Jarrod Kimber is an Australian writer based in London. He can be found at cricketwithballs.com
I am genuinely excited about the Champions League. No, really. I am Victorian and for too long Victorians have struggled to show their wares outside the odd game for Australia or England. Now they get a chance to play against the best other domestic teams of the world.
That doesn't mean the tournament is perfect. The marketing is incorrectly playing on the name of the tournament. "Only Champions. Only the Best."
Only Champions? That isn't true. Runners-ups are playing too. Lots of them, some of them are good, others are Somerset.
Only the Best. But not the best? The best-performed country in World Twenty20 championships is Pakistan; they are the superheroes of Twenty20 cricket. Rajasthan Royals had two pretty important Pakistani members in the first IPL team. Even in Australia they used them domestically. And the last ICL was won by Pakistanis.
When it comes to the term champions in this format, they should probably be first in line. The team that we miss out on is the Silky Stallions (actual title Sialkot, but Silky is snappier) who have won four out of a possible five Twenty20 titles in Pakistan. I have no idea if they are good, but I have no idea if Otago are either, I assume Otago aren't, but they get a chance to prove me wrong.

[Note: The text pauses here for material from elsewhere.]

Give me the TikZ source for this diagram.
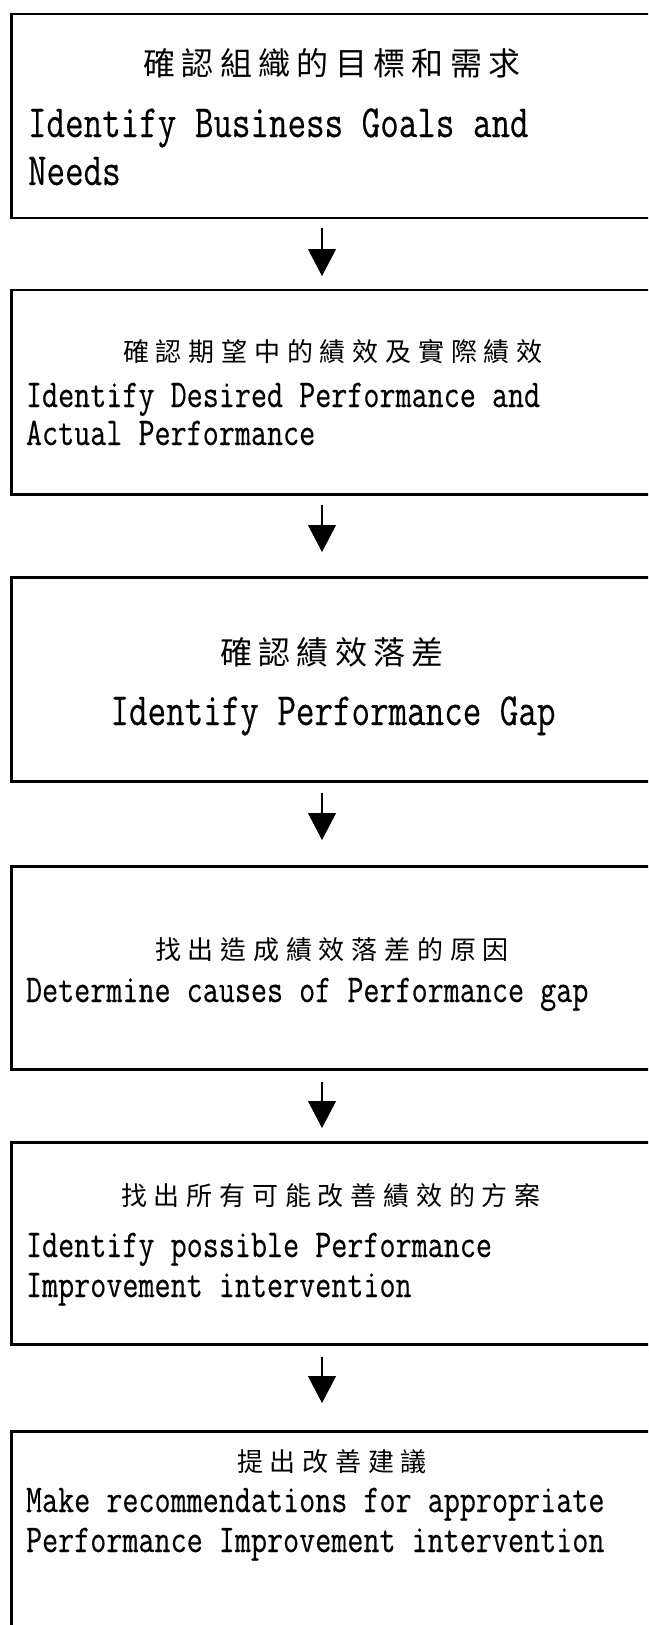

Pakistani cricketers have always been my favourite, and it seems wrong to not have them in a tournament like this. Especially when it isn't their fault. So many idiots have conspired to ensure that there should be an asterisk in the title of this tournament.
Even without the Pakistani boys, the tournament is missing some key elements of the bets; a Twenty20 tournament without Shane Warne or Shah Rukh Khan seems a little naked. Who will bring the Hollywood or the Bollywood? What will the Fake IPL Player write about in this tournament? Luckily there is still one key facet in this tournament.
Lalit Modi may not be everyone's cup of tea. There are far too many reasons I don't like him to mention here (I've never forgiven him for using two mobiles at once), but he does know how to throw a party, and he would never have a final on a school night like the ICC did for their "champions". The IPL may be over the top, loud, didactic, stage managed and crass, but it is definitely a party.
When the ICC hosts a tournament it is more like your parents throwing you a bash. They think they know what is cool, but they don't quite get it. They put on Maroon 5, invite over all your boring aunts and uncles, only have non-alcoholic drinks, and have the party on a weekday.
Lalit is more like the cool, slightly dodgy, uncle. He comes in with a DJ, free booze for everyone, invites your friends, and brings over famous people and the party goes crazy.
If Lalit's party works well, no one will care that Warne, SRK and the dudes from Pakistan didn't come, but if it turns lame, people might start wishing they had dropped by.